Boston Beat: Urban Ring Around the Rosie...

Although the United States has not quite mustered the will to begin spending hefty amounts of money on real mass transit improvements in its densest environments, there has been the first step. More riders on Mass Transit. Admittedly those numbers are low and the New York area still outranks the rest of the country more than 2-1 in terms of transit riders. But more people, to compensate for high gas prices, are taking the T, BART, Metro, El, or whatever you call it.

This is a particular godsend to the MBTA in Boston where declining passenger numbers (due to crappy service and misdirected capital improvements) required the legislature to rescind the law that forbade fare increased in a year when ridership fell.
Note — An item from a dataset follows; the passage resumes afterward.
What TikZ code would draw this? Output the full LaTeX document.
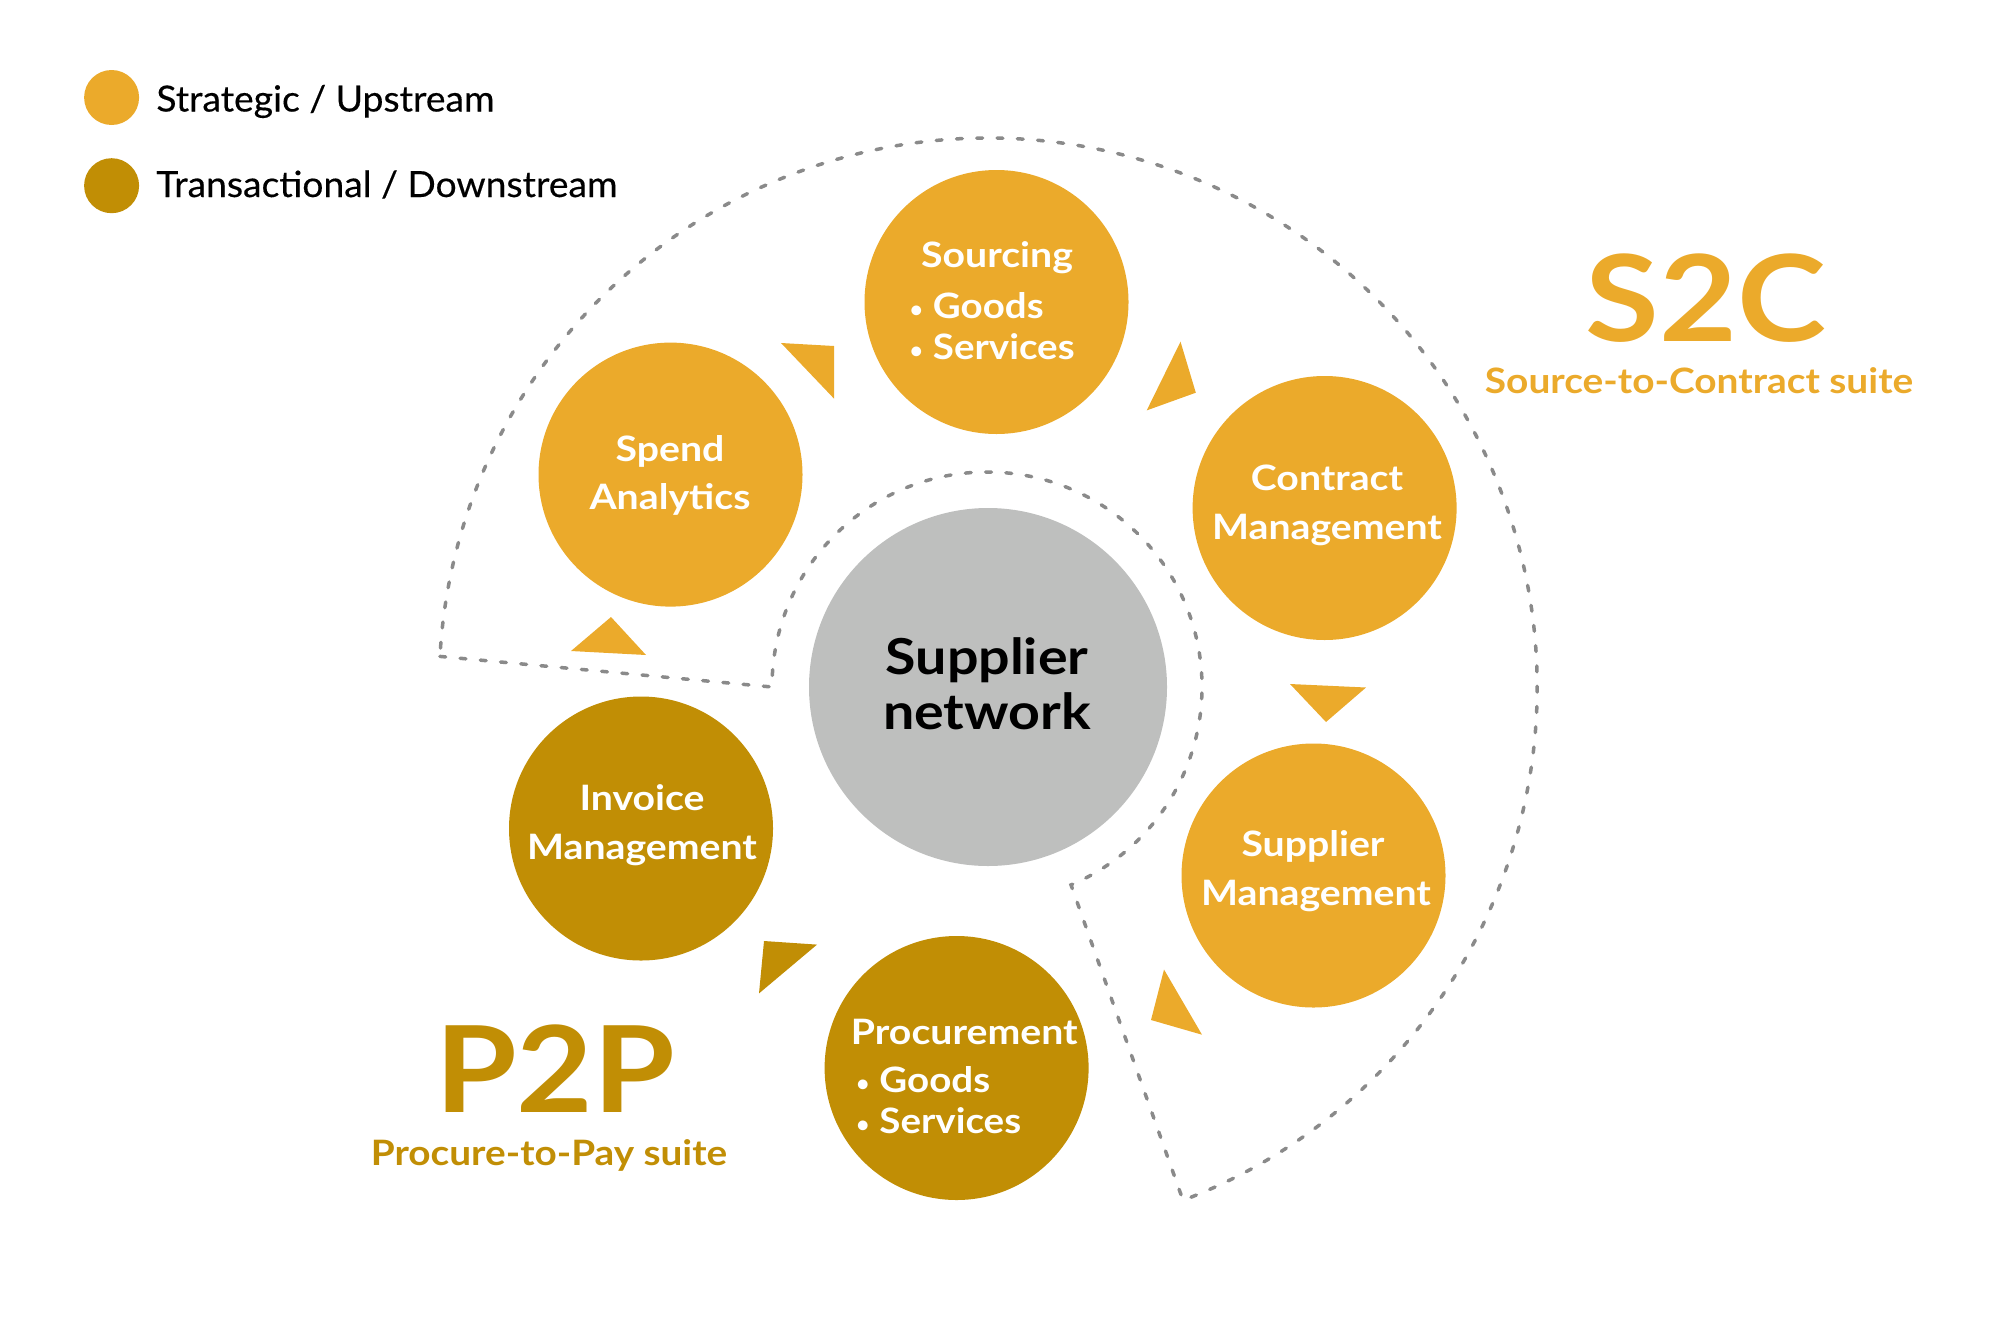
\documentclass[tikz,border=0pt]{standalone}
\usepackage{fontspec}
\setmainfont{Lato}
\newfontfamily\legfont[FakeBold=0.35]{Lato}
\definecolor{strat}{HTML}{EBAA2B}
\definecolor{trans}{HTML}{C18E05}
\definecolor{netgray}{HTML}{BEBFBE}
\definecolor{dashgray}{HTML}{8A8A8A}
\newcommand{\wtxt}[1]{\scalebox{1.12}[1]{#1}}
\newcommand{\wleg}[1]{\scalebox{1.035}[1]{#1}}
\newcommand{\bulitem}[1]{\raisebox{0.7pt}{\fontsize{11.2pt}{12pt}\selectfont •}\hspace{5pt}\scalebox{1.1}[1]{#1}}
\begin{document}
\begin{tikzpicture}[x=0.5pt,y=-0.5pt,
  stratcirc/.style={circle,fill=strat,inner sep=0pt,minimum size=132pt},
  transcirc/.style={circle,fill=trans,inner sep=0pt,minimum size=132pt},
  legdot/.style={circle,inner sep=0pt,minimum size=27.5pt},
  lab/.style={anchor=base,inner sep=0pt,text=white,font=\bfseries\fontsize{17.5pt}{21pt}\selectfont},
  labl/.style={lab,anchor=base west},
  legtext/.style={anchor=base west,inner sep=0pt,text=black,font=\legfont\fontsize{18pt}{21pt}\selectfont},
  bigtitle/.style={anchor=base,inner sep=0pt,font=\bfseries\fontsize{60pt}{66pt}\selectfont},
  subtitle/.style={anchor=base,inner sep=0pt,font=\bfseries\fontsize{17.5pt}{21pt}\selectfont},
  suite/.style={draw=dashgray,line width=1.75pt,dash pattern=on 2.9pt off 7.25pt,line cap=round},
  flowtri/.style={draw=none}
]
\useasboundingbox (0,0) rectangle (2000,1317);

% legend
\node[legdot,fill=strat] (dotS) at (111.6,97.5) {};
\node[legdot,fill=trans] (dotT) at (111.6,185.7) {};
\node[legtext] (legS) at (156,111.5) {\wleg{Strategic / Upstream}};
\node[legtext] (legT) at (156,197) {\wleg{Transactional / Downstream}};

% dashed S2C boundary
\draw[suite] (439.9,656.4) -- (772,687) arc[start angle=180,end angle=427,radius=215]
  -- (1183,1200.3) arc[start angle=69.2,end angle=-176.8,radius=549] -- cycle;

% circles
\node[circle,fill=netgray,inner sep=0pt,minimum size=179pt] (net) at (988,687) {};
\node[stratcirc] (spend) at (670.5,474.6) {};
\node[stratcirc] (sourcing) at (996.5,302) {};
\node[stratcirc] (contract) at (1324.6,508) {};
\node[stratcirc] (suppm) at (1313.5,875.5) {};
\node[transcirc] (procure) at (956.6,1068) {};
\node[transcirc] (invoice) at (641,828.5) {};

% flow triangles
\fill[strat,flowtri] (781,343) -- (834,346) -- (834,398.6) -- cycle;
\fill[strat,flowtri] (1180.5,341.7) -- (1195.8,392.7) -- (1146.7,410.4) -- cycle;
\fill[strat,flowtri] (1290,684) -- (1366,687.5) -- (1326,722) -- cycle;
\fill[strat,flowtri] (1164,969.5) -- (1202,1034.7) -- (1151,1020) -- cycle;
\fill[trans,flowtri] (764,941) -- (817,944.6) -- (759,993.4) -- cycle;
\fill[strat,flowtri] (611,617) -- (646,655) -- (571,651) -- cycle;

% labels
\node[lab] (t1a) at (670,461.5) {\wtxt{Spend}};
\node[lab] (t1b) at (670,509.5) {\wtxt{Analytics}};
\node[lab] (t2a) at (997,267.5) {\wtxt{Sourcing}};
\node[labl] (t2b) at (909.5,318.5) {\bulitem{Goods}};
\node[labl] (t2c) at (909.5,359.5) {\bulitem{Services}};
\node[lab] (t3a) at (1327,490.5) {\wtxt{Contract}};
\node[lab] (t3b) at (1327,539.5) {\wtxt{Management}};
\node[lab] (t4a) at (1313,856) {\wtxt{Supplier}};
\node[lab] (t4b) at (1316,905) {\wtxt{Management}};
\node[lab] (t5a) at (964.3,1044) {\wtxt{Procurement}};
\node[labl] (t5b) at (856,1092.5) {\bulitem{Goods}};
\node[labl] (t5c) at (856,1133.5) {\bulitem{Services}};
\node[lab] (t6a) at (642,810) {\wtxt{Invoice}};
\node[lab] (t6b) at (642,859.5) {\wtxt{Management}};
\node[anchor=base,inner sep=0pt,font=\bfseries\fontsize{24.8pt}{28pt}\selectfont] (n1) at (987,674) {\wtxt{Supplier}};
\node[anchor=base,inner sep=0pt,font=\bfseries\fontsize{24.8pt}{28pt}\selectfont] (n2) at (987,729) {\wtxt{network}};

% suite titles
\node[bigtitle,text=strat] (s2c) at (1706,341.7) {\wtxt{S2C}};
\node[subtitle,text=strat] (s2cs) at (1699,393.5) {\scalebox{1.11}[1]{Source-to-Contract suite}};
\node[bigtitle,text=trans] (p2p) at (555,1112.5) {\scalebox{1.1}[1]{P2P}};
\node[subtitle,text=trans] (p2ps) at (549,1165) {\scalebox{1.107}[1]{Procure-to-Pay suite}};
\end{tikzpicture}
\end{document}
Between the Charlie Card and the higher ridership, the MBTA's problems lessened ever so slightly. If nothing else, it does not need to go to the legislature hat in hand and ask for help after having nothing to show--again.

Among the positive signs are glimmers of hope that the Boston area may be experiencing the first real transit improvements. One such project is the Urban Ring.
Anybody familiar with Boston's Urban form know that its system centers in the Financial District/Gov't Center. Therefore, going from Cambridge to Brighton or East Boston to Malden requires a trip into Boston or use of a bus, which is slow, affected by traffic, and weaves through other areas.
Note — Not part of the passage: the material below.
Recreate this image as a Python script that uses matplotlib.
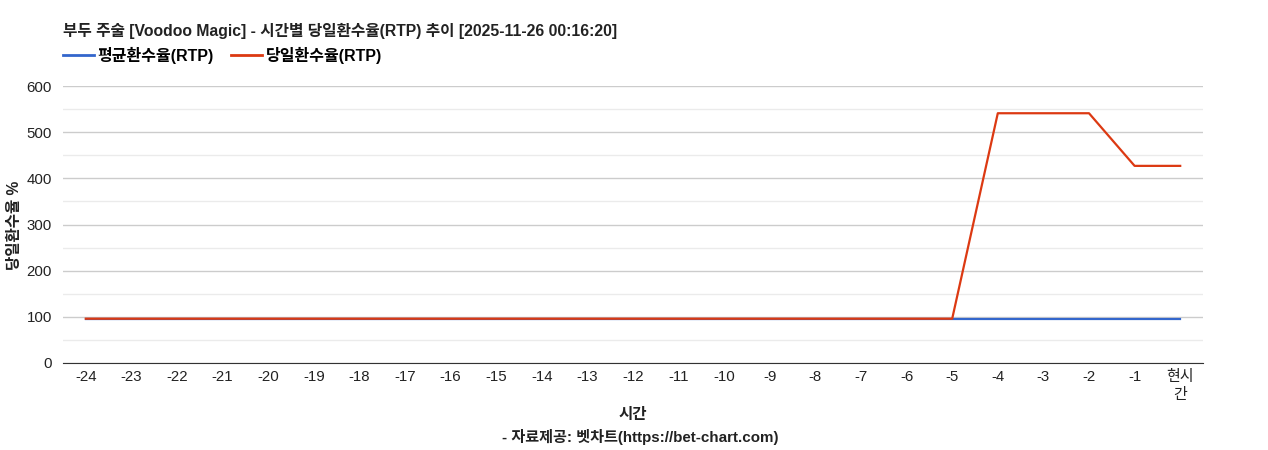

The solution proposed is the Urban Ring, a route that would roughly connect the JFK Library, Northeastern University, Allston and/or Kenmore, Harvard or Central Square, Somerville, and the cities on the other side of the Tobin Bridge. Although this project is necessary, the MBTA may have learned the wrong lesson from its previous system expansion boondoggle: the Silver Line, Boston's own "Bus Rapid Transit."

Dubbed the Silver Lie, by Roxbury and South End residents, it was the promised replacement for the Washington El torn down 20 years ago. They were told they would get rail, and they go a bus. The Silver Line's other tentacle, a South Station to Logan line via the Ted Williams is not AS bad given the complications of having a rail line go through and Interstate Highway tunnel. But the Washington Silver Line, declared a success after ridership increases timed to the shutdown of the original bus line down Washington, dubbed, has not been what the dense areas between Downtown and Dudley Square need.
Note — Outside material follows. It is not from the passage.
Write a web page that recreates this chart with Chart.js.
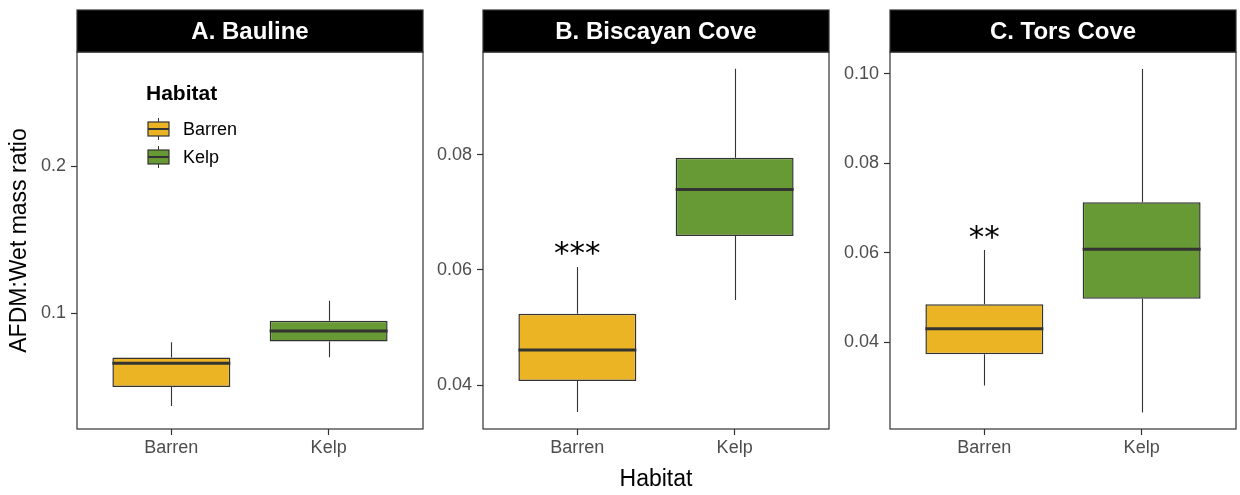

The Urban Ring's route is not as dense, but needs a rail solution. Bus can only be a temporary solution used to provide faster service while better plans are put forward. Additionally, the proposal may call for reconstruction of the Grand Junction Railway, which runs between the rail networks feeding into North and South Stations. Such a move could imperil the Allston Beacon Park railyard, which employs many blue collar workers and reduces polluting trucks clogging the Turnpike and already on Harvard's chopping block (The Ivy League titan owns the land under the tracks) to invade the Allston neighborhood further.

Bus Rapid Transit is not necessarily foolish. Although insufficient there too, it works better in Greater L.A., less dense and less central than Boston. If bus rapid transit has a future it is in the suburbs linking communities on 128/I-95 or beyond or with the city's most outlier limits near the termini of the basic 4 subway lines.

Luckily sources do indicate that a rail line will be the ultimate goal. However it would not be the first time that that was promised, ergo the Silver Line. This project should go forward, but if it is not done right and not done with the commitment to see that happen then it will be an unmitigated disaster for Boston and a plague for Bay State taxpayers. Because this will involve state financing it is important that all Massachusetts residents demand it done right. We do not need another Big Dig. This is particularly relevant as 20% of all sales tax or one penny on the dollar from the entire state goes exclusively to the MBTA, not transit authorities around the state.

Finally, although the Urban Ring is needed, the MBTA must put its financial house in order and begin to focus on improving and upgrading its track and signalling to improve service (and prevent accidents like the one on the Green line not too long ago). These things must be done before the state jumps headfirst into another massive Boston building blitz.